Given entries —
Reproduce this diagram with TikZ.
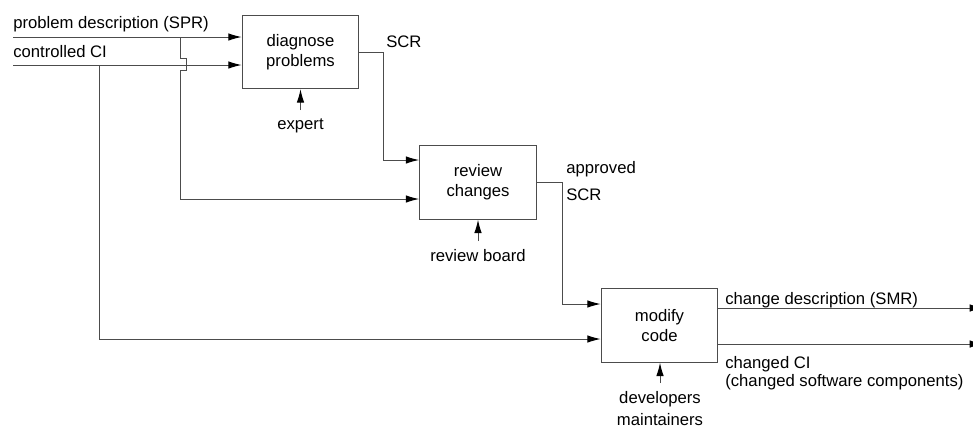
\documentclass[tikz,border=0pt]{standalone}
\usepackage{fontspec}
\setmainfont{Liberation Sans}
\usetikzlibrary{arrows.meta}
\begin{document}
\begin{tikzpicture}[x=0.6pt,y=-0.6pt,
  every node/.style={font=\fontsize{10}{12}\selectfont},
  line/.style={draw=black!70, line width=0.6pt},
  flow/.style={line, -{Latex[length=8pt,width=4.5pt,black]}},
  activity/.style={draw=black!70, line width=0.6pt, minimum width=70pt,
    minimum height=44pt, align=center, inner sep=0pt},
  lbl/.style={inner sep=0pt, align=left},
  ctrl/.style={inner xsep=2pt, inner ysep=5pt, align=center}]
\useasboundingbox (0,0) rectangle (973,427);
% activities
\node[activity] (diag) at (300.5,52) {diagnose\\problems};
\node[activity] (rev) at (478,182.5) {review\\changes};
\node[activity] (mod) at (659.5,325.5) {modify\\code};
% inputs
\coordinate (spr) at (13,37);
\coordinate (ci) at (13,65);
\node[lbl, anchor=base west] (sprlbl) at (13,28) {problem description (SPR)};
\node[lbl, anchor=base west] (cilbl) at (13,57) {controlled CI};
\draw[flow] (spr) -- (spr -| diag.west);
\draw[flow] (ci) -- (ci -| diag.west);
% branch of SPR with jump over CI
\coordinate (sprtap) at (180,37);
\coordinate (revin) at (180,199);
\draw[line] (sprtap) -- ++(0,21) -- ++(6,0) -- ++(0,12) -- ++(-6,0) -- (revin);
\draw[flow] (revin) -- (revin -| rev.west);
% branch of CI
\coordinate (citap) at (99.5,65);
\coordinate (modin) at (99.5,339);
\draw[flow] (citap) -- (modin) -- (modin -| mod.west);
% SCR
\coordinate (scrbend) at (383,160);
\node[lbl, anchor=base west] (scr) at (386,47) {SCR};
\draw[flow] (diag.east) -| (scrbend) -- (scrbend -| rev.west);
% approved SCR
\coordinate (apbend) at (562,304);
\node[lbl, anchor=base west] (appr) at (566,173) {approved};
\node[lbl, anchor=base west] (apscr) at (566,200) {SCR};
\draw[flow] (rev.east) -| (apbend) -- (apbend -| mod.west);
% outputs
\coordinate (smr) at (983,308);
\coordinate (cci) at (983,344);
\node[lbl, anchor=base west] (smrlbl) at (725,304) {change description (SMR)};
\node[lbl, anchor=north west] (ccilbl) at (725,356) {changed CI\\[-1pt](changed software components)};
\draw[flow] (mod.east |- smr) -- (smr);
\draw[flow] (mod.east |- cci) -- (cci);
% mechanisms
\node[ctrl, anchor=north] (expert) at (300.5,110) {expert};
\node[ctrl, anchor=north] (board) at (478,241) {review board};
\node[ctrl, anchor=north] (dev) at (660,383) {developers\\[1pt]maintainers};
\draw[flow] (expert.north) -- (expert.north |- diag.south);
\draw[flow] (board.north) -- (board.north |- rev.south);
\draw[flow] (dev.north) -- (dev.north |- mod.south);
\end{tikzpicture}
\end{document}
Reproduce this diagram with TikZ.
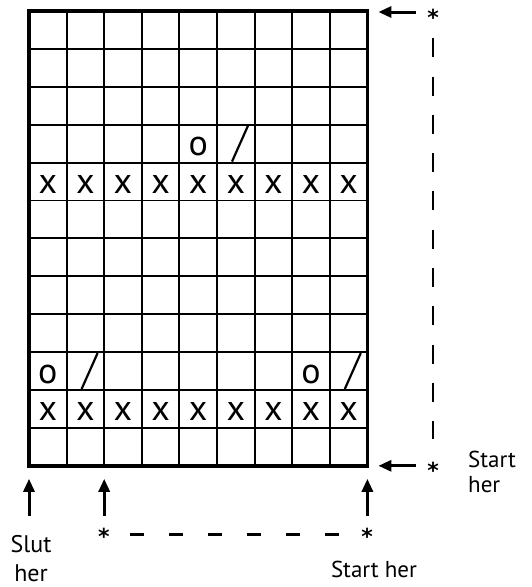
\documentclass[tikz,border=0pt]{standalone}
\usepackage{fontspec}
\setmainfont{PT Sans}
\newfontfamily\starfont{DejaVu Sans}
\usetikzlibrary{arrows.meta}

\tikzset{
  gridline/.style={line width=1.9pt},
  frameline/.style={line width=3.6pt},
  pointer/.style={line width=3pt,-{Triangle[length=13pt,width=11pt]}},
  dashline/.style={line width=2.5pt},
  stitch/.style={font=\fontsize{36}{36}\selectfont,inner sep=0pt},
  slashmark/.style={line width=2.2pt},
  starmark/.style={font=\starfont\bfseries\fontsize{22}{22}\selectfont,inner sep=0pt,anchor=base},
  note/.style={font=\fontsize{23}{25}\selectfont,inner sep=0pt},
}

\begin{document}
\begin{tikzpicture}[x=1pt,y=-1pt]
  \useasboundingbox (0,0) rectangle (531,587);
  \def\cw{37.6}
  \def\ch{37.9}
  % grid: 9 stitches, 12 rows
  \coordinate (gridNW) at (29,11);
  \coordinate (gridNE) at (367.4,11);
  \coordinate (gridSW) at (29,465.8);
  \coordinate (gridSE) at (367.4,465.8);
  \foreach \c in {1,...,8}
    \draw[gridline] (29+\c*\cw,11) -- (29+\c*\cw,465.8);
  \foreach \r in {1,...,11}
    \draw[gridline] (29,11+\r*\ch) -- (367.4,11+\r*\ch);
  \draw[frameline] (gridNW) rectangle (gridSE);
  % stitches
  \foreach \c in {1,...,9} {
    \node[stitch] (xa\c) at (29+\c*\cw-0.5*\cw,11+4.5*\ch+3) {x};
    \node[stitch] (xb\c) at (29+\c*\cw-0.5*\cw,11+10.5*\ch+3) {x};
  }
  \node[stitch] (oa) at (29+4.5*\cw,11+3.5*\ch+3) {o};
  \node[stitch] (ob) at (29+0.5*\cw,11+9.5*\ch+3) {o};
  \node[stitch] (oc) at (29+7.5*\cw,11+9.5*\ch+3) {o};
  \foreach \c/\r in {5/3,1/9,8/9}
    \draw[slashmark] (29+\c*\cw+15,11+\r*\ch+\ch-1) -- (29+\c*\cw+31,11+\r*\ch+1);
  % right side
  \node[starmark] (stop) at (433,25.5) {*};
  \node[starmark] (sright) at (433,478.5) {*};
  \coordinate (ttail) at (416,12);
  \coordinate (tend) at (367.4,12);
  \coordinate (btail) at (416,465.8);
  \draw[pointer,shorten >=11pt] (ttail) -- (tend);
  \draw[pointer,shorten >=11pt] (btail) -- (gridSE);
  \draw[dashline,dash pattern=on 19pt off 19.3pt,shorten <=12.5pt,shorten >=23pt] (stop.south) -- (sright.north);
  \node[note,anchor=south west,align=left] (startright) at (468,493.3) {Start\\her};
  % bottom side
  \coordinate (gridB) at (29+2*\cw,465.8);
  \coordinate (ltail) at (29,516);
  \coordinate (mtail) at (29+2*\cw,516);
  \coordinate (rtail) at (367.4,516);
  \draw[pointer,shorten >=13pt] (ltail) -- (gridSW);
  \draw[pointer,shorten >=13pt] (mtail) -- (gridB);
  \draw[pointer,shorten >=13pt] (rtail) -- (gridSE);
  \node[starmark] (sbl) at (104,544.5) {*};
  \node[starmark] (sbr) at (367,544.5) {*};
  \draw[dashline,dash pattern=on 14pt off 25pt,shorten <=20.5pt,shorten >=16.5pt] ([yshift=2pt]sbl.east) -- ([yshift=2pt]sbr.west);
  \node[note,anchor=south,align=center,font=\fontsize{24}{29}\selectfont] (slut) at (31,582) {Slut\\her};
  \node[note,anchor=base] (startbottom) at (374,577) {Start her};
\end{tikzpicture}
\end{document}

Direction —
Leave out the pictures and transcribe everything else exactly.

Correct output —
Reproduce this diagram with TikZ.
\documentclass[tikz,border=0pt]{standalone}
\usepackage{fontspec}
\setmainfont{Liberation Sans}
\usetikzlibrary{arrows.meta}
\begin{document}
\begin{tikzpicture}[x=0.6pt,y=-0.6pt,
  every node/.style={font=\fontsize{10}{12}\selectfont},
  line/.style={draw=black!70, line width=0.6pt},
  flow/.style={line, -{Latex[length=8pt,width=4.5pt,black]}},
  activity/.style={draw=black!70, line width=0.6pt, minimum width=70pt,
    minimum height=44pt, align=center, inner sep=0pt},
  lbl/.style={inner sep=0pt, align=left},
  ctrl/.style={inner xsep=2pt, inner ysep=5pt, align=center}]
\useasboundingbox (0,0) rectangle (973,427);
% activities
\node[activity] (diag) at (300.5,52) {diagnose\\problems};
\node[activity] (rev) at (478,182.5) {review\\changes};
\node[activity] (mod) at (659.5,325.5) {modify\\code};
% inputs
\coordinate (spr) at (13,37);
\coordinate (ci) at (13,65);
\node[lbl, anchor=base west] (sprlbl) at (13,28) {problem description (SPR)};
\node[lbl, anchor=base west] (cilbl) at (13,57) {controlled CI};
\draw[flow] (spr) -- (spr -| diag.west);
\draw[flow] (ci) -- (ci -| diag.west);
% branch of SPR with jump over CI
\coordinate (sprtap) at (180,37);
\coordinate (revin) at (180,199);
\draw[line] (sprtap) -- ++(0,21) -- ++(6,0) -- ++(0,12) -- ++(-6,0) -- (revin);
\draw[flow] (revin) -- (revin -| rev.west);
% branch of CI
\coordinate (citap) at (99.5,65);
\coordinate (modin) at (99.5,339);
\draw[flow] (citap) -- (modin) -- (modin -| mod.west);
% SCR
\coordinate (scrbend) at (383,160);
\node[lbl, anchor=base west] (scr) at (386,47) {SCR};
\draw[flow] (diag.east) -| (scrbend) -- (scrbend -| rev.west);
% approved SCR
\coordinate (apbend) at (562,304);
\node[lbl, anchor=base west] (appr) at (566,173) {approved};
\node[lbl, anchor=base west] (apscr) at (566,200) {SCR};
\draw[flow] (rev.east) -| (apbend) -- (apbend -| mod.west);
% outputs
\coordinate (smr) at (983,308);
\coordinate (cci) at (983,344);
\node[lbl, anchor=base west] (smrlbl) at (725,304) {change description (SMR)};
\node[lbl, anchor=north west] (ccilbl) at (725,356) {changed CI\\[-1pt](changed software components)};
\draw[flow] (mod.east |- smr) -- (smr);
\draw[flow] (mod.east |- cci) -- (cci);
% mechanisms
\node[ctrl, anchor=north] (expert) at (300.5,110) {expert};
\node[ctrl, anchor=north] (board) at (478,241) {review board};
\node[ctrl, anchor=north] (dev) at (660,383) {developers\\[1pt]maintainers};
\draw[flow] (expert.north) -- (expert.north |- diag.south);
\draw[flow] (board.north) -- (board.north |- rev.south);
\draw[flow] (dev.north) -- (dev.north |- mod.south);
\end{tikzpicture}
\end{document}
Reproduce this diagram with TikZ.
\documentclass[tikz,border=0pt]{standalone}
\usepackage{fontspec}
\setmainfont{PT Sans}
\newfontfamily\starfont{DejaVu Sans}
\usetikzlibrary{arrows.meta}

\tikzset{
  gridline/.style={line width=1.9pt},
  frameline/.style={line width=3.6pt},
  pointer/.style={line width=3pt,-{Triangle[length=13pt,width=11pt]}},
  dashline/.style={line width=2.5pt},
  stitch/.style={font=\fontsize{36}{36}\selectfont,inner sep=0pt},
  slashmark/.style={line width=2.2pt},
  starmark/.style={font=\starfont\bfseries\fontsize{22}{22}\selectfont,inner sep=0pt,anchor=base},
  note/.style={font=\fontsize{23}{25}\selectfont,inner sep=0pt},
}

\begin{document}
\begin{tikzpicture}[x=1pt,y=-1pt]
  \useasboundingbox (0,0) rectangle (531,587);
  \def\cw{37.6}
  \def\ch{37.9}
  % grid: 9 stitches, 12 rows
  \coordinate (gridNW) at (29,11);
  \coordinate (gridNE) at (367.4,11);
  \coordinate (gridSW) at (29,465.8);
  \coordinate (gridSE) at (367.4,465.8);
  \foreach \c in {1,...,8}
    \draw[gridline] (29+\c*\cw,11) -- (29+\c*\cw,465.8);
  \foreach \r in {1,...,11}
    \draw[gridline] (29,11+\r*\ch) -- (367.4,11+\r*\ch);
  \draw[frameline] (gridNW) rectangle (gridSE);
  % stitches
  \foreach \c in {1,...,9} {
    \node[stitch] (xa\c) at (29+\c*\cw-0.5*\cw,11+4.5*\ch+3) {x};
    \node[stitch] (xb\c) at (29+\c*\cw-0.5*\cw,11+10.5*\ch+3) {x};
  }
  \node[stitch] (oa) at (29+4.5*\cw,11+3.5*\ch+3) {o};
  \node[stitch] (ob) at (29+0.5*\cw,11+9.5*\ch+3) {o};
  \node[stitch] (oc) at (29+7.5*\cw,11+9.5*\ch+3) {o};
  \foreach \c/\r in {5/3,1/9,8/9}
    \draw[slashmark] (29+\c*\cw+15,11+\r*\ch+\ch-1) -- (29+\c*\cw+31,11+\r*\ch+1);
  % right side
  \node[starmark] (stop) at (433,25.5) {*};
  \node[starmark] (sright) at (433,478.5) {*};
  \coordinate (ttail) at (416,12);
  \coordinate (tend) at (367.4,12);
  \coordinate (btail) at (416,465.8);
  \draw[pointer,shorten >=11pt] (ttail) -- (tend);
  \draw[pointer,shorten >=11pt] (btail) -- (gridSE);
  \draw[dashline,dash pattern=on 19pt off 19.3pt,shorten <=12.5pt,shorten >=23pt] (stop.south) -- (sright.north);
  \node[note,anchor=south west,align=left] (startright) at (468,493.3) {Start\\her};
  % bottom side
  \coordinate (gridB) at (29+2*\cw,465.8);
  \coordinate (ltail) at (29,516);
  \coordinate (mtail) at (29+2*\cw,516);
  \coordinate (rtail) at (367.4,516);
  \draw[pointer,shorten >=13pt] (ltail) -- (gridSW);
  \draw[pointer,shorten >=13pt] (mtail) -- (gridB);
  \draw[pointer,shorten >=13pt] (rtail) -- (gridSE);
  \node[starmark] (sbl) at (104,544.5) {*};
  \node[starmark] (sbr) at (367,544.5) {*};
  \draw[dashline,dash pattern=on 14pt off 25pt,shorten <=20.5pt,shorten >=16.5pt] ([yshift=2pt]sbl.east) -- ([yshift=2pt]sbr.west);
  \node[note,anchor=south,align=center,font=\fontsize{24}{29}\selectfont] (slut) at (31,582) {Slut\\her};
  \node[note,anchor=base] (startbottom) at (374,577) {Start her};
\end{tikzpicture}
\end{document}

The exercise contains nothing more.